Select each line where the word "script" appears.
──────── DATASET EXTRACT
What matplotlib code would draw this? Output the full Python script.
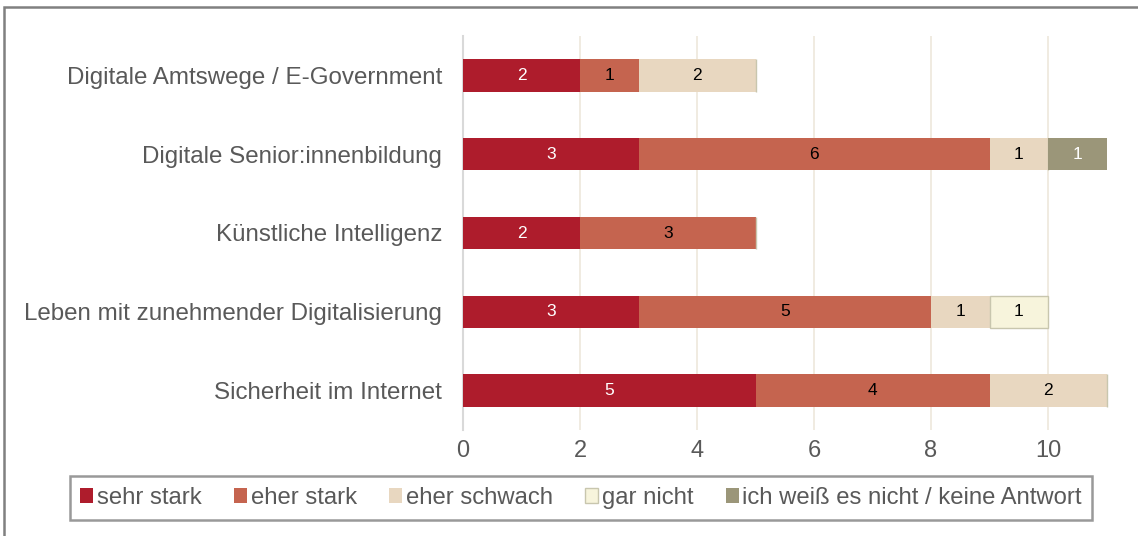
import matplotlib
matplotlib.use('Agg')
import matplotlib.pyplot as plt
from matplotlib.patches import Rectangle
import numpy as np

plt.rcParams['font.family'] = ['Liberation Sans', 'DejaVu Sans']

categories = ['Digitale Amtswege / E-Government',
              'Digitale Senior:innenbildung',
              'Künstliche Intelligenz',
              'Leben mit zunehmender Digitalisierung',
              'Sicherheit im Internet']
series = ['sehr stark', 'eher stark', 'eher schwach', 'gar nicht',
          'ich weiß es nicht / keine Antwort']
sehr_stark = [2, 3, 2, 3, 5]
eher_stark = [1, 6, 3, 5, 4]
eher_schwach = [2, 1, 0, 1, 2]
gar_nicht = [0, 0, 0, 1, 0]
weiss_nicht = [0, 1, 0, 0, 0]

colors = ['#AE1C2C', '#C5644F', '#E8D7C0', '#F7F4DC', '#9B9679']
edges = [None, None, None, '#C8C6AE', None]
label_colors = ['white', 'black', 'black', 'black', 'white']

fig = plt.figure(figsize=(11.38, 5.36), dpi=100)
ax = fig.add_axes([463 / 1138, 1 - 430 / 536, 1 - 463 / 1138, 394 / 536])

y = np.arange(len(categories))
left = np.zeros(len(categories))
for vals, name, c, ec, lc in zip(
        [sehr_stark, eher_stark, eher_schwach, gar_nicht, weiss_nicht],
        series, colors, edges, label_colors):
    vals = np.array(vals, dtype=float)
    bars = ax.barh(y, vals, left=left, height=0.41, color=c, label=name,
                   edgecolor=ec if ec else c, linewidth=1 if ec else 0, zorder=3)
    for b, v in zip(bars, vals):
        if v > 0:
            ax.text(b.get_x() + b.get_width() / 2, b.get_y() + b.get_height() / 2,
                    f'{int(v)}', ha='center', va='center', fontsize=12.5,
                    color=lc, zorder=4)
    left += vals

ax.set_xlim(0, (1138 - 463) / 58.5)
ax.set_ylim(len(categories) - 0.5, -0.5)
ax.set_xticks(range(0, 11, 2))
ax.set_yticks(y)
ax.set_yticklabels(categories, fontsize=17.4, color='#595959')
ax.tick_params(axis='x', labelsize=17, labelcolor='#595959', length=0, pad=7)
ax.tick_params(axis='y', length=0, pad=15)
ax.grid(axis='x', color='#EDE8DC', linewidth=1.2, zorder=0)
for s in ['top', 'right', 'bottom']:
    ax.spines[s].set_visible(False)
ax.spines['left'].set_color('#D9D9D9')
ax.spines['left'].set_linewidth(1.5)

# outer frame (cut off at right and bottom)
fig.patches.append(Rectangle((4 / 1138, -0.05), 1.1, 1 - 7 / 536 + 0.05,
                             transform=fig.transFigure, fill=False,
                             edgecolor='#808080', linewidth=1.8))

leg = fig.legend(loc='center', bbox_to_anchor=(581 / 1138, 1 - 498 / 536),
                 ncol=5, fontsize=17.2, frameon=True, handlelength=0.55,
                 handleheight=0.55, handletextpad=0.15, columnspacing=1.35,
                 borderpad=0.45, fancybox=False)
leg.get_frame().set_edgecolor('#808080')
leg.get_frame().set_linewidth(1.8)
for t in leg.get_texts():
    t.set_color('#595959')

fig.savefig('out.png', dpi=100, facecolor='white')
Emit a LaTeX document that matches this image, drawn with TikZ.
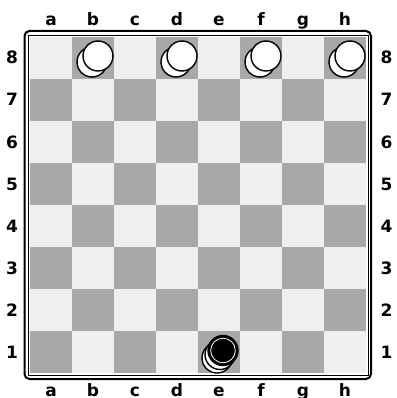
\documentclass[tikz,border=0pt]{standalone}
\usepackage{fontspec}
\setmainfont{DejaVu Sans}
\definecolor{lightsq}{HTML}{EFEFEF}
\definecolor{darksq}{HTML}{A8A8A8}

\begin{document}
\begin{tikzpicture}[x=1pt,y=-1pt,
  coord/.style={font=\bfseries\fontsize{17}{17}\selectfont,anchor=base},
  whiteman/.style={draw=black,line width=1.4pt,fill=white},
  blackman/.style={fill=black}]
\useasboundingbox (0,0) rectangle (396,398);
% squares
\foreach \c in {1,...,8}
  \foreach \r in {1,...,8} {
    \pgfmathtruncatemacro\s{mod(\c+\r,2)}
    \ifnum\s=0 \def\sqcol{darksq}\else\def\sqcol{lightsq}\fi
    \fill[\sqcol] (30+42*\c-42,373-42*\r) rectangle +(42,42);
  }
% frame
\draw[line width=0.8pt] (28,35) rectangle (368,375);
\draw[line width=2pt,rounded corners=5pt] (24.5,31) rectangle (371,379);
% coordinates
\foreach \l [count=\c] in {a,b,c,d,e,f,g,h} {
  \node[coord] (top\l) at (30+42*\c-21,25.5) {\l};
  \node[coord] (bot\l) at (30+42*\c-21,396) {\l};
}
\foreach \r in {1,...,8} {
  \node[coord] (left\r) at (12,373-42*\r+27) {\r};
  \node[coord] (right\r) at (386.5,373-42*\r+27) {\r};
}
% white men on row 8
\foreach \c in {2,4,6,8} {
  \draw[whiteman] (30+42*\c-21-1,62) circle (15pt);
  \draw[whiteman] (30+42*\c-21+5,56) circle (15pt);
}
% black man on e1
\draw[whiteman] (217,358) circle (15pt);
\draw[whiteman] (220,354.5) circle (15pt);
\fill[blackman] (223,350.5) circle (15.7pt);
\draw[white,line width=0.8pt] (223,350.5) circle (12.3pt);
\end{tikzpicture}
\end{document}
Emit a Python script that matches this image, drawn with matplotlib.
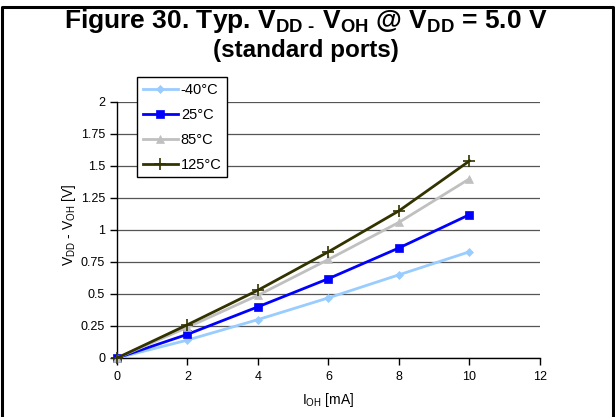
import matplotlib
matplotlib.use("Agg")
import matplotlib.pyplot as plt
from matplotlib.lines import Line2D

plt.rcParams['font.family'] = ['Liberation Sans', 'DejaVu Sans']
plt.rcParams['mathtext.fontset'] = 'custom'
plt.rcParams['mathtext.rm'] = 'Liberation Sans'
plt.rcParams['mathtext.bf'] = 'Liberation Sans:bold'

x_ma = [0, 2, 4, 6, 8, 10]
labels = ['-40°C', '25°C', '85°C', '125°C']
v_m40 = [0, 0.14, 0.30, 0.47, 0.65, 0.83]
v_25 = [0, 0.185, 0.40, 0.62, 0.86, 1.12]
v_85 = [0, 0.24, 0.49, 0.77, 1.06, 1.40]
v_125 = [0, 0.26, 0.53, 0.83, 1.15, 1.54]
series = [v_m40, v_25, v_85, v_125]
colors = ['#99CCFF', '#0000FF', '#C0C0C0', '#333300']
markers = ['D', 's', '^', '+']
msizes = [4, 6, 6, 9]

fig = plt.figure(figsize=(6.15, 4.17), dpi=100)
ax = fig.add_axes([117/615, 1-358/417, (540-117)/615, (358-102)/417])

for ys, c, m, ms, lab in zip(series, colors, markers, msizes, labels):
    ax.plot(x_ma, ys, color=c, marker=m, markersize=ms, linewidth=2,
            markeredgewidth=1.2 if m == '+' else 0.5, markeredgecolor=c,
            label=lab, clip_on=False, zorder=3)

ax.set_xlim(0, 12)
ax.set_ylim(0, 2)
ax.set_xticks(range(0, 13, 2))
yt = [0, 0.25, 0.5, 0.75, 1, 1.25, 1.5, 1.75, 2]
ax.set_yticks(yt)
ax.set_yticklabels(['0', '0.25', '0.5', '0.75', '1', '1.25', '1.5', '1.75', '2'])
ax.yaxis.grid(True, color='#555555', linewidth=0.9)
ax.set_axisbelow(True)
for s in ['top', 'right']:
    ax.spines[s].set_visible(False)
for s in ['left', 'bottom']:
    ax.spines[s].set_color('black')
    ax.spines[s].set_linewidth(1.0)
ax.tick_params(axis='both', direction='out', length=5, width=1, labelsize=9, color='black')
ax.tick_params(axis='x', pad=4)

ax.set_xlabel('I$_{\\mathregular{OH}}$ [mA]', fontsize=10)
ax.xaxis.set_label_coords((328-117)/423, (358-400)/256)
ax.xaxis.label.set_va('center')
ax.set_ylabel('V$_{\\mathregular{DD}}$ - V$_{\\mathregular{OH}}$ [V]', fontsize=10)
ax.yaxis.set_label_coords((69-117)/423, (358-225)/256)
ax.yaxis.label.set_va('center')

leg = ax.legend(loc='upper left', bbox_to_anchor=(137/615, 1-77/417),
                bbox_transform=fig.transFigure, fontsize=10.5, frameon=True,
                fancybox=False, edgecolor='black', framealpha=1,
                handlelength=2.4, handletextpad=0.2, borderpad=0.4,
                labelspacing=0.75, borderaxespad=0)
leg.get_frame().set_linewidth(1.0)
leg.set_zorder(5)

fig.text(0.497, 1-21/417,
         'Figure 30. Typ. V$_{\\mathbf{DD}\\ \\mathbf{\u2010}}$ V$_{\\mathbf{OH}}$ @ V$_{\\mathbf{DD}}$ = 5.0 V',
         ha='center', va='center', fontsize=19, fontweight='bold')
fig.text(0.497, 1-50/417, '(standard ports)', ha='center', va='center',
         fontsize=17.5, fontweight='bold')

# outer border
bx = [1.5/615, 1.5/615, 613/615, 613/615]
by = [0, 1-6.5/417, 1-6.5/417, 0]
fig.add_artist(Line2D(bx, by, transform=fig.transFigure, color='black', linewidth=2.2))

fig.savefig('out.png', dpi=100)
────────────────
◆ WRITTEN SOLUTION
What matplotlib code would draw this? Output the full Python script.
Emit a Python script that matches this image, drawn with matplotlib.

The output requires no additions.